Food Stamp Outreach (3SquaresVT)

Everyone needs access to healthy food, and 3SquaresVT is there to help families and individuals put food on the table. 3SquaresVT provides a monthly benefit for food purchases through a debit card that can be used at most supermarkets, grocery stores, and over 40 farmers markets throughout the state, making it easy for households to use them.  About 1 in 8 families in Vermont currently receive 3SquaresVT benefits.  

A household of four earning up to $3,739 a month (in 2016) may be eligible for 3SquaresVT, and households can have a savings account or own an asset like a car or home and still qualify. Income limits are higher for households that include someone aged 60+ or with a disability, or those with children that also get the VT Earned Income Tax Credit. Families with school-age children who qualify for 3SquaresVT also qualify for free school lunches, helping to stretch their food budget even further. Many Vermont residents are eligible and don’t know it, so anyone having trouble meeting their food expenses is advised to contact our Family Services staff to get assistance with an application. You can also visit http://dcf.vermont.gov/benefits/3SquaresVT to find out if you qualify.

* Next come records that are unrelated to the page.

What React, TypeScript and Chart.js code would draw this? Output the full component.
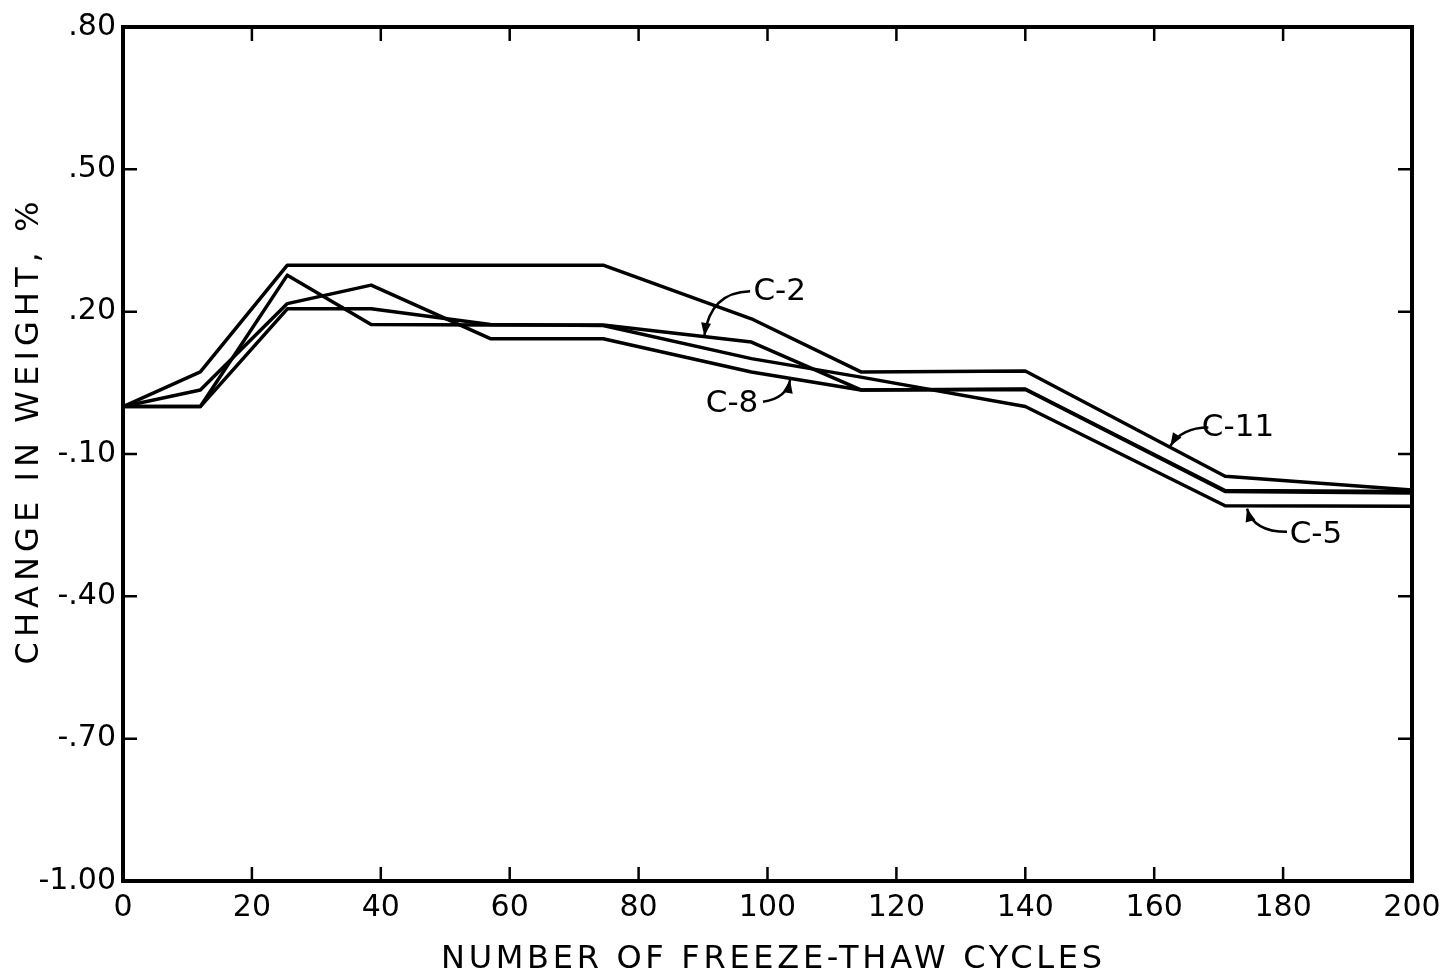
import React, { useEffect, useRef } from "react";
import { Chart, registerables } from "chart.js";

Chart.register(...registerables);

// ---- data ----
const cycles = [0, 12, 25.5, 38.5, 57, 74.5, 97.5, 114.5, 140, 171, 200];
const seriesC11 = [0, 0.073, 0.298, 0.298, 0.298, 0.298, 0.185, 0.073, 0.075, -0.147, -0.176];
const seriesC2 = [0, 0, 0.277, 0.173, 0.172, 0.172, 0.136, 0.035, 0.037, -0.177, -0.179];
const seriesC5 = [0, 0, 0.206, 0.206, 0.173, 0.171, 0.101, 0.062, 0.0, -0.209, -0.21];
const seriesC8 = [0, 0.035, 0.217, 0.256, 0.143, 0.143, 0.073, 0.035, 0.036, -0.179, -0.182];
const seriesNames = ["C-11", "C-2", "C-5", "C-8"];

const xTicks = [0, 20, 40, 60, 80, 100, 120, 140, 160, 180, 200];
const yTicks = [-1.0, -0.7, -0.4, -0.1, 0.2, 0.5, 0.8];
const xTitle = "NUMBER OF FREEZE-THAW CYCLES";
const yTitle = "CHANGE IN WEIGHT, %";

// callout labels, anchored in data units: [label, textX, textY, startX, startY, ctrlX, ctrlY, tipX, tipY]
const callouts: [string, number, number, number, number, number, number, number, number][] = [
  ["C-2", 101.9, 0.241, 97.3, 0.243, 91.1, 0.241, 90.2, 0.149],
  ["C-8", 94.5, 0.005, 99.3, 0.01, 103.0, 0.018, 103.5, 0.056],
  ["C-11", 173.0, -0.045, 168.4, -0.044, 164.3, -0.044, 162.5, -0.083],
  ["C-5", 185.1, -0.271, 180.6, -0.264, 175.4, -0.264, 174.4, -0.215],
];

const FONT = "'DejaVu Sans', sans-serif";

function fmtY(v: number): string {
  const s = v.toFixed(2);
  return s.replace(/^(-?)0\./, "$1.");
}

const framePlugin = {
  id: "frameTicks",
  afterDraw(chart: any) {
    const { ctx, chartArea, scales } = chart;
    const { left, right, top, bottom } = chartArea;
    const xs = scales.x;
    const ys = scales.y;
    ctx.save();
    ctx.strokeStyle = "#000";
    ctx.lineWidth = 4;
    ctx.strokeRect(left, top, right - left, bottom - top);
    ctx.lineWidth = 2.5;
    const tl = 14;
    ctx.beginPath();
    xTicks.forEach((t) => {
      const px = xs.getPixelForValue(t);
      ctx.moveTo(px, bottom);
      ctx.lineTo(px, bottom - tl);
      ctx.moveTo(px, top);
      ctx.lineTo(px, top + tl);
    });
    yTicks.forEach((t) => {
      const py = ys.getPixelForValue(t);
      ctx.moveTo(left, py);
      ctx.lineTo(left + tl, py);
      ctx.moveTo(right, py);
      ctx.lineTo(right - tl, py);
    });
    ctx.stroke();

    // axis titles with wide letter spacing
    ctx.fillStyle = "#000";
    ctx.font = `32px ${FONT}`;
    ctx.textAlign = "center";
    ctx.textBaseline = "middle";
    const drawSpaced = (text: string, target: number) => {
      (ctx as any).letterSpacing = "0px";
      const w = ctx.measureText(text).width;
      const sp = Math.max(0, (target - w) / (text.length - 1));
      (ctx as any).letterSpacing = `${sp}px`;
      ctx.fillText(text, sp / 2, 0);
      (ctx as any).letterSpacing = "0px";
    };
    ctx.save();
    ctx.translate((left + right) / 2 + 4, 960);
    drawSpaced(xTitle, 661);
    ctx.restore();
    ctx.save();
    ctx.translate(30, 433);
    ctx.rotate(-Math.PI / 2);
    drawSpaced(yTitle, 463);
    ctx.restore();

    // callouts
    ctx.font = `31px ${FONT}`;
    ctx.lineWidth = 2.5;
    callouts.forEach(([label, tx, ty, sx, sy, cx, cy, ex, ey]) => {
      const X = (v: number) => xs.getPixelForValue(v);
      const Y = (v: number) => ys.getPixelForValue(v);
      ctx.fillText(label, X(tx), Y(ty));
      const ax = X(ex), ay = Y(ey), qx = X(cx), qy = Y(cy);
      ctx.beginPath();
      ctx.moveTo(X(sx), Y(sy));
      ctx.quadraticCurveTo(qx, qy, ax, ay);
      ctx.stroke();
      const ang = Math.atan2(ay - qy, ax - qx);
      const hl = 13, hw = 5;
      ctx.beginPath();
      ctx.moveTo(ax, ay);
      ctx.lineTo(ax - hl * Math.cos(ang) + hw * Math.sin(ang), ay - hl * Math.sin(ang) - hw * Math.cos(ang));
      ctx.lineTo(ax - hl * Math.cos(ang) - hw * Math.sin(ang), ay - hl * Math.sin(ang) + hw * Math.cos(ang));
      ctx.closePath();
      ctx.fill();
    });
    ctx.restore();
  },
};

export default function App() {
  const ref = useRef<HTMLCanvasElement | null>(null);
  useEffect(() => {
    if (!ref.current) return;
    const all = [seriesC11, seriesC2, seriesC5, seriesC8];
    const chart = new Chart(ref.current, {
      type: "line",
      data: {
        datasets: all.map((s, i) => ({
          label: seriesNames[i],
          data: cycles.map((c, j) => ({ x: c, y: s[j] })),
          borderColor: "#000",
          borderWidth: 3.5,
          pointRadius: 0,
          tension: 0,
          fill: false,
          borderJoinStyle: "round" as const,
        })),
      },
      options: {
        animation: false,
        responsive: false,
        devicePixelRatio: 1,
        layout: { padding: { left: 0, top: 27, right: 31, bottom: 0 } },
        plugins: { legend: { display: false }, tooltip: { enabled: false } },
        scales: {
          x: {
            type: "linear",
            min: 0,
            max: 200,
            grid: { display: false, drawTicks: false },
            border: { display: false },
            afterBuildTicks: (scale: any) => {
              scale.ticks = xTicks.map((v) => ({ value: v }));
            },
            afterFit: (scale: any) => {
              scale.height = 98;
              scale.paddingLeft = 0;
              scale.paddingRight = 0;
            },
            ticks: {
              color: "#000",
              padding: 9,
              maxRotation: 0,
              autoSkip: false,
              font: { family: FONT, size: 30 },
              callback: (v: any) => String(v),
            },
          },
          y: {
            type: "linear",
            min: -1,
            max: 0.8,
            grid: { display: false, drawTicks: false },
            border: { display: false },
            afterBuildTicks: (scale: any) => {
              scale.ticks = yTicks.map((v) => ({ value: v }));
            },
            afterFit: (scale: any) => {
              scale.width = 123;
              scale.paddingTop = 0;
              scale.paddingBottom = 0;
            },
            ticks: {
              color: "#000",
              padding: 7,
              autoSkip: false,
              font: { family: FONT, size: 30 },
              callback: (v: any) => fmtY(Number(v)),
            },
          },
        },
      },
      plugins: [framePlugin],
    });
    return () => chart.destroy();
  }, []);
  return (
    <div style={{ position: "absolute", left: 0, top: 0, width: 1443, height: 979, background: "#fff" }}>
      <canvas ref={ref} width={1443} height={979} style={{ width: 1443, height: 979, display: "block" }} />
    </div>
  );
}
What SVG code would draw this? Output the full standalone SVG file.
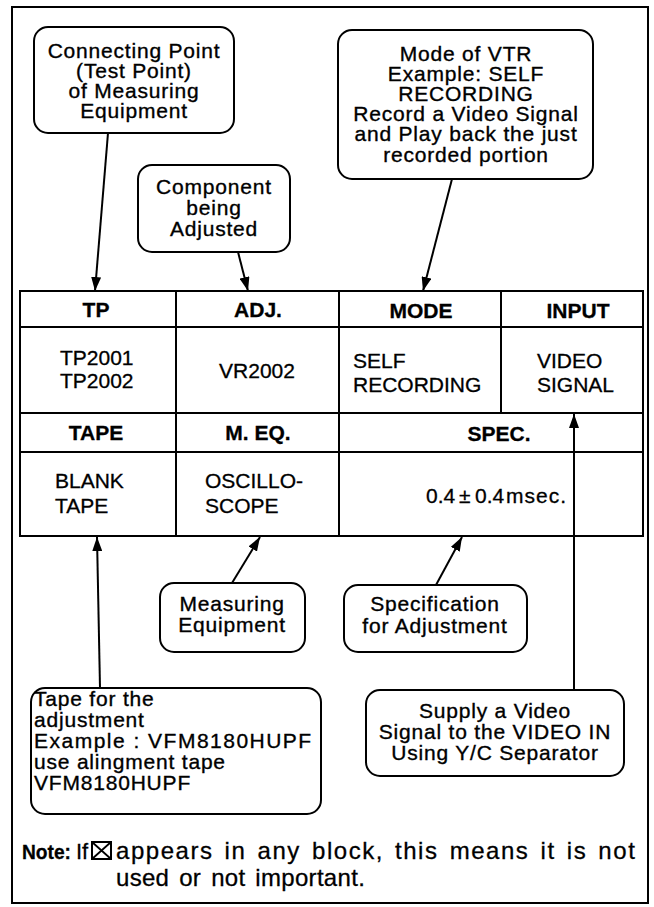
<svg xmlns="http://www.w3.org/2000/svg" width="654" height="907" viewBox="0 0 654 907">
<style>
  text { font-family: "Liberation Sans", Arial, Helvetica, sans-serif; fill: #000; }
  .call { font-size: 21px; letter-spacing: 0.8px; stroke: #000; stroke-width: 0.35px; text-anchor: middle; }
  .callL { font-size: 21px; letter-spacing: 0.8px; stroke: #000; stroke-width: 0.35px; }
  .hdr { font-size: 21px; font-weight: bold; text-anchor: middle; stroke: #000; stroke-width: 0.3px; }
  .val { font-size: 21px; stroke: #000; stroke-width: 0.3px; }
  .box { fill: #fff; stroke: #000; stroke-width: 2; }
  .grid { fill: none; stroke: #000; stroke-width: 2; }
  .conn { stroke: #000; stroke-width: 2; fill: none; }
  .note { font-size: 24px; letter-spacing: 1.2px; word-spacing: 3px; stroke: #000; stroke-width: 0.3px; }
</style>
<defs>
  <marker id="ah" viewBox="0 0 14 10" refX="14" refY="5" markerWidth="14" markerHeight="10" markerUnits="userSpaceOnUse" orient="auto">
    <path d="M0,0 L14,5 L0,10 z" fill="#000"/>
  </marker>
</defs>
<rect width="654" height="907" fill="#fff"/>
<rect id="frame" x="12" y="7" width="636" height="896" fill="none" stroke="#000" stroke-width="2"/>

<g id="table">
  <rect class="grid" x="20" y="291" width="623" height="245"/>
  <line class="grid" x1="20" y1="327" x2="643" y2="327"/>
  <line class="grid" x1="20" y1="413" x2="643" y2="413"/>
  <line class="grid" x1="20" y1="452" x2="643" y2="452"/>
  <line class="grid" x1="176" y1="291" x2="176" y2="536"/>
  <line class="grid" x1="339" y1="291" x2="339" y2="536"/>
  <line class="grid" x1="501" y1="291" x2="501" y2="413"/>
  <text class="hdr" x="96" y="317">TP</text>
  <text class="hdr" x="258" y="317">ADJ.</text>
  <text class="hdr" x="421" y="318">MODE</text>
  <text class="hdr" x="578" y="318">INPUT</text>
  <text class="val" x="60" y="365">TP2001</text>
  <text class="val" x="60" y="388">TP2002</text>
  <text class="val" x="257" y="378" text-anchor="middle">VR2002</text>
  <text class="val" x="353" y="368">SELF</text>
  <text class="val" x="353" y="392">RECORDING</text>
  <text class="val" x="537" y="368">VIDEO</text>
  <text class="val" x="537" y="392">SIGNAL</text>
  <text class="hdr" x="96" y="440">TAPE</text>
  <text class="hdr" x="258" y="440">M. EQ.</text>
  <text class="hdr" x="499" y="441">SPEC.</text>
  <text class="val" x="55" y="488">BLANK</text>
  <text class="val" x="55" y="513">TAPE</text>
  <text class="val" x="205" y="488">OSCILLO-</text>
  <text class="val" x="205" y="513">SCOPE</text>
  <text class="val" y="503"><tspan x="426">0.4</tspan><tspan x="459">±</tspan><tspan x="475">0.4</tspan><tspan x="506" letter-spacing="1">msec.</tspan></text>
</g>

<g id="connectors">
  <line class="conn" x1="108" y1="133" x2="95" y2="291" marker-end="url(#ah)"/>
  <line class="conn" x1="238" y1="252" x2="248" y2="291" marker-end="url(#ah)"/>
  <line class="conn" x1="452" y1="179" x2="423" y2="291" marker-end="url(#ah)"/>
  <line class="conn" x1="100" y1="688" x2="97" y2="537" marker-end="url(#ah)"/>
  <line class="conn" x1="232" y1="583" x2="260" y2="537" marker-end="url(#ah)"/>
  <line class="conn" x1="436" y1="585" x2="462" y2="537" marker-end="url(#ah)"/>
  <line class="conn" x1="574" y1="690" x2="574" y2="414" marker-end="url(#ah)"/>
</g>

<g id="n-testpoint">
  <rect class="box" x="34" y="27" width="200" height="106" rx="14"/>
  <text class="call" x="134" y="58">Connecting Point</text>
  <text class="call" x="134" y="78">(Test Point)</text>
  <text class="call" x="134" y="98">of Measuring</text>
  <text class="call" x="134" y="118">Equipment</text>
</g>

<g id="n-component">
  <rect class="box" x="138" y="165" width="152" height="87" rx="14"/>
  <text class="call" x="214" y="194">Component</text>
  <text class="call" x="214" y="215">being</text>
  <text class="call" x="214" y="236">Adjusted</text>
</g>

<g id="n-mode">
  <rect class="box" x="338" y="30" width="255" height="149" rx="14"/>
  <text class="call" x="466" y="61">Mode of VTR</text>
  <text class="call" x="466" y="81">Example: SELF</text>
  <text class="call" x="466" y="101">RECORDING</text>
  <text class="call" x="466" y="121">Record a Video Signal</text>
  <text class="call" x="466" y="141">and Play back the just</text>
  <text class="call" x="466" y="162">recorded portion</text>
</g>

<g id="n-measuring">
  <rect class="box" x="160" y="583" width="145" height="69" rx="14"/>
  <text class="call" x="232" y="611">Measuring</text>
  <text class="call" x="232" y="632">Equipment</text>
</g>

<g id="n-spec">
  <rect class="box" x="344" y="585" width="183" height="67" rx="14"/>
  <text class="call" x="435" y="611">Specification</text>
  <text class="call" x="435" y="633">for Adjustment</text>
</g>

<g id="n-tape">
  <rect class="box" x="31" y="688" width="290" height="126" rx="14"/>
  <text class="callL" x="34" y="706">Tape  for  the</text>
  <text class="callL" x="34" y="727">adjustment</text>
  <text class="callL" x="34" y="748" textLength="278" lengthAdjust="spacing">Example : VFM8180HUPF</text>
  <text class="callL" x="34" y="769">use alingment tape</text>
  <text class="callL" x="34" y="790">VFM8180HUPF</text>
</g>

<g id="n-supply">
  <rect class="box" x="366" y="690" width="258" height="86" rx="14"/>
  <text class="call" x="495" y="718">Supply a Video</text>
  <text class="call" x="495" y="739">Signal to the VIDEO IN</text>
  <text class="call" x="495" y="760">Using Y/C Separator</text>
</g>

<g id="note">
  <text x="22" y="859" font-size="21" font-weight="bold" stroke="#000" stroke-width="0.3" textLength="49" lengthAdjust="spacingAndGlyphs">Note:</text>
  <text x="76" y="859" font-size="22" stroke="#000" stroke-width="0.3">If</text>
  <rect x="92" y="842" width="19" height="17" fill="none" stroke="#000" stroke-width="2"/>
  <path d="M92,842 L111,859 M111,842 L92,859" stroke="#000" stroke-width="1.8" fill="none"/>
  <text class="note" x="116" y="859" textLength="520" lengthAdjust="spacing">appears in any block, this means it is not</text>
  <text class="note" x="116" y="886" textLength="250" lengthAdjust="spacing">used or not important.</text>
</g>
</svg>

In the spring and summer months, SEVCA and the other four Community Action Agencies in Vermont work in conjunction with local farmers markets to make fresh produce available to individuals and families through the Vermont Farm-to-Family program. Coupons for use at the markets are distributed by SEVCA to eligible households on a first-come, first-served basis. Contact us in May or early June to find out when we will have coupons available. In addition, many farmers markets participate in the Crop Cash Incentive program, providing an additional $10 to households who use their 3SquaresVT benefits at the market. Check here for a list of participating farmers markets: http://nofavt.org/cropcash/participatingmarkets.

“The test of our progress is not whether we add more to the abundance of those who have much; it is whether we provide enough for those who have too little.”